This Narrow Space
Elisha Waldman
Schocken Books, New York 2018, 245 pp.
This memoir deals with mortality and challenges and complex situations but it's such a good read you just can't put it down.
Elisha's given name is an inspiration: the biblical Elisha healed a child.
The book's title is taken from a poem by Yehuda Amichai dealing with loss:
Try to remember some details.
For they have no face and their soul is hidden and their crying
Is the same as their laughter,
And they have no life outside this narrow space…
Born in Connecticut to a Conservative rabbi's family and trained in pediatric oncology in New York (Sloan Kettering, Mt. Sinai, Columbia), Waldman spent time in Israel as a teenager and graduated from the Sackler School of Medicine. Accepting a position at Hadassah Hospital in Jerusalem was the culmination of a dream and a fitting challenge for a compassionate man who revels in mountain climbing. Here was his chance to contribute to the Jewish state in his chosen field, right at the hub of the regional conflict: his patients would be children from Jewish, Muslim and Christian communities and the medical staff would be a dedicated Jewish and Arab team.

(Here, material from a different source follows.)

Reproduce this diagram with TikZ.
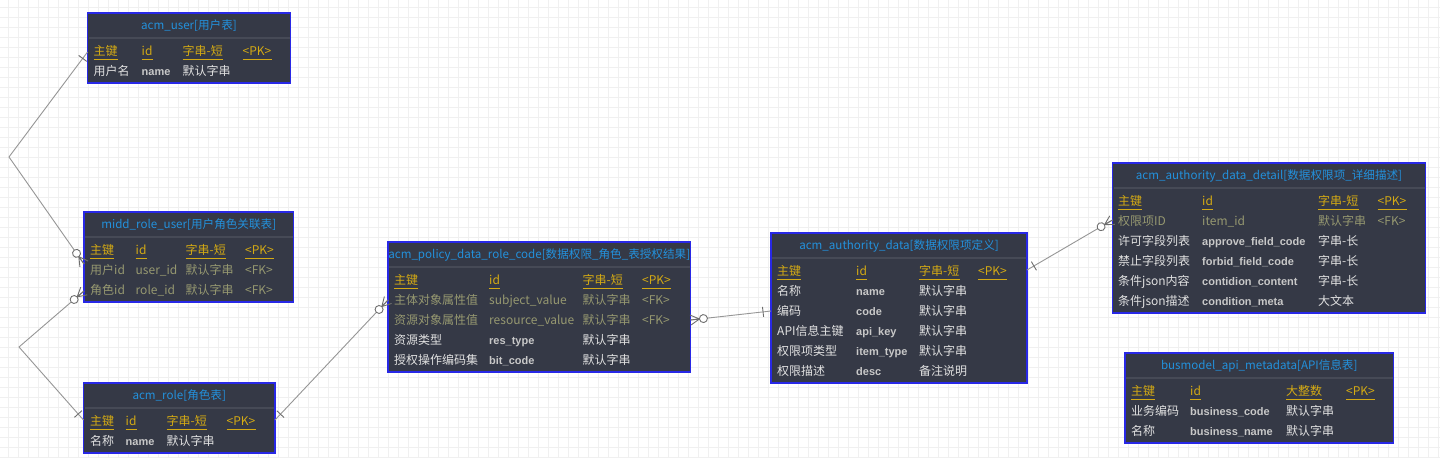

The job lasted for just seven years, disintegrating after the body blow suffered by Hadassah in the wake of the Madoff financial crisis, just when Waldman – now wiser about how Israel functioned - was about to activate his recently acquired expertise (from Boston) in palliative care by founding a new department within oncology at the hospital.
It is clear throughout the cameos of the cancer patients brought in from Rehavia, Mea Shearim, Ramallah and the Gaza Strip - and the nuanced conversations which ensue - that the doctor cannot focus exclusively on a physical cure or alleviation of symptoms: it is the spiritual aspect of treatment which can offer hope and quality of life. This idea leads Waldman to reconsider the modern estrangement of religion and healing and to delve into the workings of palliative care.
"All you do is talk?" asks a colleague. Waldman recalls Susan Sontag's remark that if you take an interest without helping, you are no more than a voyeur.
At what age can children really understand the concepts of serious illness and death? How much can what Joan Didion described as magical thinking help?
"Never forget," said the senior physician. "If you accompany your patients only until the battle is lost and they are dying, if you abandon them at that point and leave them alone, you have done only part of your job, and not done it well. Your job is to accompany your patients until they are either better or safely on the other side."
In this new discipline, Waldman finds redemption for the failures, the losses, the disappointments and the sadness which accompany the efforts of a caring physician. And through his sensitive observations, the reader learns a little about the personalities and qualities of these young people whose lives are curtailed and of their desperate families who try to cope within the limitations of religious precepts, travel restrictions or the stigma of deformity.
"Being comfortable with not coming up with concrete answers becomes a new skill set in my clinical toolbox."
Waldman also learns the value of silence. And to understand how a sigh can express the ineffable.
"I've heard many families say that the two hardest days in their child's oncologic care were the day when they were first informed of their child's diagnosis, when their world was forever changed, and the day of discharge, when they had to leave the security of our clinic, with its treatment plans and charts, for the uncertainty of life 'after' cancer."
He also shares his experiences of living in Tel Aviv, commuting to Jerusalem, making friends and serving in the army: Israel in peace and at war. He offers his personal take on the events of those seven years – including Operation Cast Lead in Gaza and the Gilad Shalit negotiations - and charts his own development through "identity politics" in a most engaging way.
"I think back to the patients I had cared for as an oncologist who had been removed from treatment protocols because of the inexorable progression of their disease… I am able to articulate now what I only intuited back then, that no matter how scary it is not to have a map, in being 'lost' there is also opportunity."
It takes meeting a special young woman (in Israel) to spur Waldman to surmount his impasse: after their marriage, he returns to the US to work and settles in Chicago to raise his family.
Awaiting a realistic opportunity, they would still like to call Israel their home…
"This book is in part about those children who don't survive. But it's also about those who do survive, though in a manner that leaves them changed in ways that are hard for most of us to grasp…. It's about their families, who are also changed forever, and the clinicians who care for them. And because it's set in Israel, one of the most complex places on earth, it's also about individuals, communities, and even entire nations for whom things don't work out according to hopes or expectations. And, ultimately, it's about how all of these experiences changed me and my own expectations."